Chesapeake Energy Credit-Default Swaps Drop on Debt Repayment

The cost to protect Chesapeake Energy Corp.’s debt from default fell to the lowest in more than eight weeks after the second-biggest U.S. natural-gas producer said it plans to cut long-term debt 25 percent in two years.

The company will sell assets, cut back acquisition of new drilling leases and reduce production growth to 25 percent through the end of 2012 from a previous target of as much as 40 percent, Aubrey McClendon, chief executive officer of Oklahoma City-based Chesapeake, said in a statement today. No stock will be sold to buy debt, the company said.

“It’s a knee-jerk reaction to the CEO’s statement,” said Michael Kraft, senior portfolio manager at Crimson Capital Trading LLC in New York. “There’s a lot of interest around the name. Obviously there’s a lot of folks involved in it and you’re going to see a lot of volatility.”

The contracts fell 24.6 basis points to 335.2 basis points, according to data provider CMA. That’s down from 545.9 basis points in May.

Prices on Chesapeake’s bonds imply the debt is rated Ba2 as of Jan. 5, one step above its actual Ba3 rating, according to Moody’s Corp.’s capital markets research group. Exxon Mobil Corp. is the largest U.S. gas producer.

Credit swaps pay the buyer face value if a borrower fails to meet its obligations, less the value of the defaulted debt. A basis point equals $1,000 annually on a contract protecting $10 million of debt.

Gap, Target Results

The cost of protecting company bonds from default in the U.S. climbed for a second day, as stocks fell and sales at Gap Inc., Target Corp. and other U.S. retailers fell short of analysts’ projections.

The Markit CDX North America Investment Grade Index, which investors use to hedge against losses on corporate debt or to speculate on creditworthiness, increased 3.7 basis points to a mid-price of 86.7 basis points, the biggest jump since Nov. 23, according to index administrator Markit Group Ltd. The index typically rises as investor confidence deteriorates and falls as it improves.

“Retail sales were OK but not as robust as we thought they were going to be,” said George Ashur, managing director of credit strategy at Societe Generale SA. “It’s a barometer of consumer activity. Forget sentiment. This is actually what the consumer did.”

Sales at stores open more than a year rose 3.2 percent in December, according to Retail Metrics Inc. That compared with the 3.5 percent average of estimates compiled by the firm and a 5.5 percent increase in November. The Standard & Poor’s 500 Index dropped 0.2 percent to 1,273.85.

Potential Declines

Credit-default swaps on San Francisco-based Gap’s debt climbed 3.5 basis points to 101.5, CMA data show. Contracts on Target, based in Minneapolis, fell 1.3 basis points to 44.6.

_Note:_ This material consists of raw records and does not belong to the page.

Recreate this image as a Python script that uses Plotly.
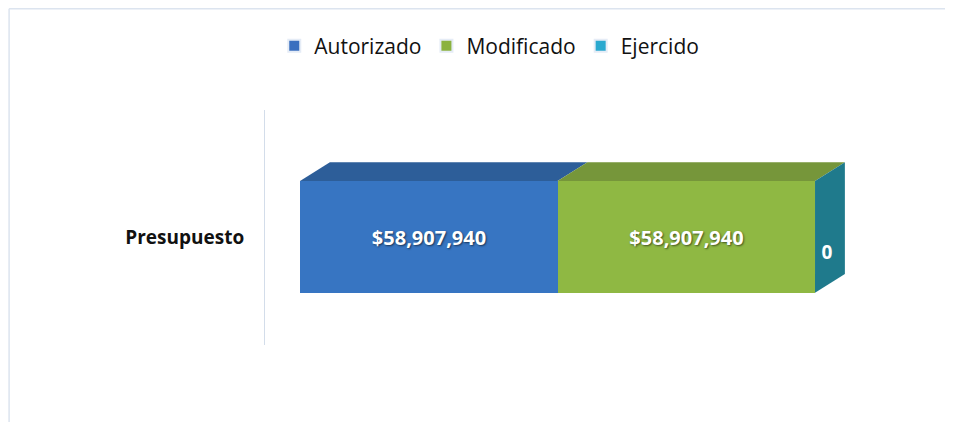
import plotly.graph_objects as go

# Datos del presupuesto
categorias = ["Presupuesto"]
series = ["Autorizado", "Modificado", "Ejercido"]
autorizado = [58907940]
modificado = [58907940]
ejercido = [0]

valores = [autorizado, modificado, ejercido]
colores_frente = ["#3775C2", "#8FB843", "#1F7A8C"]
colores_arriba = ["#2D5E99", "#76963A", "#1C6B7A"]
colores_leyenda = ["#3A6FBF", "#8BB23F", "#2AA9CF"]

FUENTE = "Open Sans"
ANCHO_BARRA = 0.95
total = autorizado[0] + modificado[0] + ejercido[0]
PROF_X = 0.058 * total   # desplazamiento de profundidad (efecto 3D)
PROF_Y = 0.16

fig = go.Figure()

# Caras frontales: barras apiladas
for nombre, vals, cf in zip(series, valores, colores_frente):
    textos = [f"${v:,.0f}" if v else "" for v in vals]
    fig.add_trace(go.Bar(
        y=[0], x=vals, name=nombre, orientation="h",
        width=ANCHO_BARRA,
        marker=dict(color=cf, line=dict(width=0)),
        text=textos,
        textposition="inside" if vals[0] else "none",
        insidetextanchor="middle",
        textfont=dict(family=FUENTE, size=20, color="white", weight="bold",
                      shadow="1px 1px 2px rgba(0,0,0,0.55)"),
        showlegend=False,
        hoverinfo="skip",
    ))

# Caras superiores (calculadas a partir de los valores)
y0 = ANCHO_BARRA / 2
acum = 0
for vals, ca in zip(valores, colores_arriba):
    ini, fin = acum, acum + vals[0]
    acum = fin
    if vals[0] == 0:
        continue
    fig.add_trace(go.Scatter(
        x=[ini, fin, fin + PROF_X, ini + PROF_X, ini],
        y=[y0, y0, y0 + PROF_Y, y0 + PROF_Y, y0],
        fill="toself", fillcolor=ca, mode="lines", line=dict(width=0),
        showlegend=False, hoverinfo="skip", cliponaxis=False,
    ))

# Cara lateral derecha (Ejercido)
fig.add_trace(go.Scatter(
    x=[acum, acum + PROF_X, acum + PROF_X, acum, acum],
    y=[y0, y0 + PROF_Y, -y0 + PROF_Y, -y0, y0],
    fill="toself", fillcolor=colores_frente[2], mode="lines", line=dict(width=0),
    showlegend=False, hoverinfo="skip", cliponaxis=False,
))

# Etiqueta "0" del ejercido sobre la cara lateral
fig.add_trace(go.Scatter(
    x=[acum + PROF_X * 0.4], y=[-0.15], mode="text",
    text=[f"{ejercido[0]:,.0f}"],
    textfont=dict(family=FUENTE, size=19, color="white", weight="bold"),
    showlegend=False, hoverinfo="skip", cliponaxis=False,
))

# Entradas de la leyenda
for nombre, cl in zip(series, colores_leyenda):
    fig.add_trace(go.Bar(
        y=[None], x=[None], name=nombre, orientation="h",
        marker=dict(color=cl), showlegend=True,
    ))

fig.update_layout(
    width=953, height=422,
    barmode="stack",
    bargap=0,
    plot_bgcolor="white", paper_bgcolor="white",
    margin=dict(l=257, r=61, t=102, b=85),
    font=dict(family=FUENTE, color="#111111"),
    legend=dict(
        orientation="h", xref="container", yref="container",
        x=0.505, xanchor="center", y=0.958, yanchor="top",
        font=dict(family=FUENTE, size=21, color="#111111"),
        itemsizing="constant", traceorder="normal", itemwidth=30,
    ),
    xaxis=dict(
        range=[-0.068 * total, 1.165 * total],
        showgrid=False, zeroline=False, showticklabels=False, showline=False,
    ),
    yaxis=dict(
        range=[-0.92, 1.08],
        tickvals=[0], ticktext=[f"<b>{categorias[0]}</b>"],
        tickfont=dict(family=FUENTE, size=19, color="#111111"),
        showgrid=False, zeroline=False,
        showline=True, linecolor="#D3DDEA", linewidth=1,
        ticks="", ticklabelstandoff=16,
    ),
    shapes=[
        dict(type="line", xref="paper", yref="paper",
             x0=-0.403, x1=1.2, y0=1.431, y1=1.431,
             line=dict(color="#DCE4EF", width=1.5)),
        dict(type="line", xref="paper", yref="paper",
             x0=-0.403, x1=-0.403, y0=1.431, y1=-0.4,
             line=dict(color="#DCE4EF", width=1.5)),
    ],
)

fig.write_html("out.html")
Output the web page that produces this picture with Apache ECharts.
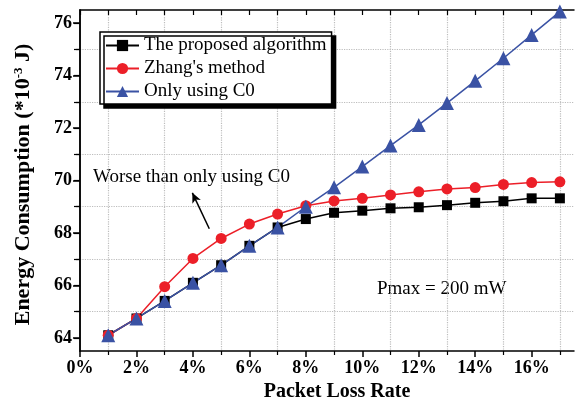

Investors bought the U.S. credit-swaps index to protect against potential declines in the S&P 500 Index, according to Michael Donelan, who oversees $4 billion of bonds at Ryan Labs Inc. in New York. They’re also buying the credit index amid record company bond issuance, he said. Issuers sold $9 billion of U.S. corporate bond sales today, bringing weekly issuance to an all-time record of $48.2 billion, according to data compiled by Bloomberg. The Markit index is “very liquid” and so is a good vehicle for protecting against stock declines, according to Donelan.

“It’s been a huge couple of days in issuance,” he said.